In fact, Cordina says the NSO will enhance its communication with the media on statistical practices with a series of regular press conferences being organised.
According to Cordina, the revisions do not significantly affect the historical growth profile of the economy. The revisions downwards in the 1990s statistics reflect the fact that new data and information has only been published recently for the first time on an ESA1995 basis, while the appraisal of the 2004 and 2005 GDP data came about as more information on activities, mainly services, were becoming available. Malta Statistics Authority chairman Reno Camilleri said the revisions were based on fresh information the NSO had obtained in the past months. The figures were also verified with the European Union’s statistics authority Eurostat.
Revisions to GDP data also reflected downward adjustments to the output of the manufacturing sector to further align the system with new structural business statistics that are now becoming available.

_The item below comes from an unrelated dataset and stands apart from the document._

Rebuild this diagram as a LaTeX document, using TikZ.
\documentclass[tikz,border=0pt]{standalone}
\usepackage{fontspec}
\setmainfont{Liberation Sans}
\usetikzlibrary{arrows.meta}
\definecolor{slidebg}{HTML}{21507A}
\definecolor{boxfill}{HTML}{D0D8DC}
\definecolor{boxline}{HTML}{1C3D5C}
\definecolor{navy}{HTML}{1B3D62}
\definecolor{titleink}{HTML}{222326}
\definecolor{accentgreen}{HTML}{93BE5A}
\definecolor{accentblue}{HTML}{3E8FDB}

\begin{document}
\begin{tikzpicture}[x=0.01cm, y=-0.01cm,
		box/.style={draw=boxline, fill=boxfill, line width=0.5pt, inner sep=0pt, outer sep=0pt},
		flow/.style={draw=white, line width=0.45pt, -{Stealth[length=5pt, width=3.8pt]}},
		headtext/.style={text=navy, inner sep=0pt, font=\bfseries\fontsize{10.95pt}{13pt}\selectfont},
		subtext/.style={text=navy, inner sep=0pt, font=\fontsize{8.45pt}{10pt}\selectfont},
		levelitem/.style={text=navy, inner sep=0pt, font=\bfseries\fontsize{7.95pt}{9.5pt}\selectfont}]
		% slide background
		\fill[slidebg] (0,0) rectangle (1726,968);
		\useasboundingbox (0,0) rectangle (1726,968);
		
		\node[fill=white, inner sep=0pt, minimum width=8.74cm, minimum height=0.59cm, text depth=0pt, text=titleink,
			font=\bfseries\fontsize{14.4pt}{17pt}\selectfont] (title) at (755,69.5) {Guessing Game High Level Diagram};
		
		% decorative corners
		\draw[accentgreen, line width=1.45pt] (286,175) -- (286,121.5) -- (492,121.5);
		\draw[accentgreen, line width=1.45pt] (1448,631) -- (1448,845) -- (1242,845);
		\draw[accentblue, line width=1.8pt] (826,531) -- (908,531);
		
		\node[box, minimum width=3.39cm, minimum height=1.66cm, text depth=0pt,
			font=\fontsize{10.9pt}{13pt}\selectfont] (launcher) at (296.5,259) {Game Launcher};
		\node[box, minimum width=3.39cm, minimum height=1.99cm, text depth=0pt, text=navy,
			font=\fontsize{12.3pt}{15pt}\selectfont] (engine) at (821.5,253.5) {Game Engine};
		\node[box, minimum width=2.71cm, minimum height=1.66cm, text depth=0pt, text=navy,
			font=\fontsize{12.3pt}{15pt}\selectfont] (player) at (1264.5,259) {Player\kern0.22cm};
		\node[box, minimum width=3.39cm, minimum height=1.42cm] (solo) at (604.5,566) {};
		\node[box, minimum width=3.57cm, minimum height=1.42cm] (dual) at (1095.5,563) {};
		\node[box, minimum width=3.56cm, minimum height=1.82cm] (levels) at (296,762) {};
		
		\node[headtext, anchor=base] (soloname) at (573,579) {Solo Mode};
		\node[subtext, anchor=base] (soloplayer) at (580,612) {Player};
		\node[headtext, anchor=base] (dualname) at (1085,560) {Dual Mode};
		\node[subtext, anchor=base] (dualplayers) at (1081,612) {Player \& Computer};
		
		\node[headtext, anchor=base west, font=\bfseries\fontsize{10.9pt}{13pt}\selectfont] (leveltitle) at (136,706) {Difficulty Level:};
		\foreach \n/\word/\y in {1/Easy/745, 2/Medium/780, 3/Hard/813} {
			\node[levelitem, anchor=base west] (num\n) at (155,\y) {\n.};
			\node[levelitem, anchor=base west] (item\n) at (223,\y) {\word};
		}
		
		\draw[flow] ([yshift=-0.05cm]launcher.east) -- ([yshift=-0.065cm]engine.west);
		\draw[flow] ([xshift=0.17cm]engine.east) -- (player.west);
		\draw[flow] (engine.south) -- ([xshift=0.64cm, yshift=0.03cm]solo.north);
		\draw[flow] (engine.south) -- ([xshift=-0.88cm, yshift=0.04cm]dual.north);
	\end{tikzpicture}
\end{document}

The newly-appointed director-general Gordon Cordina, an economist who came out publicly on the pro-EU campaign in the 2003 referendum, chooses not to answer politicians. Labour MP Leo Brincat has called him “a political animal” for having stood on the Nationalist Party’s campaign podium on the eve of the referendum. “I don’t answer politicians,” Cordina says, eager to stay out of controversy. Even former Nationalist minister John Dalli has expressed concern at what sort of signal the revised stats would send to credit rating agencies.
Cordina says he cannot even comment on what this may mean for the European Commission currently monitoring our convergence to the Euro. “I only present independent and objective data.”
In fact, the new figures confirm that economic growth in 2002 was actually less, 1.9%, than previously believed (2.2%).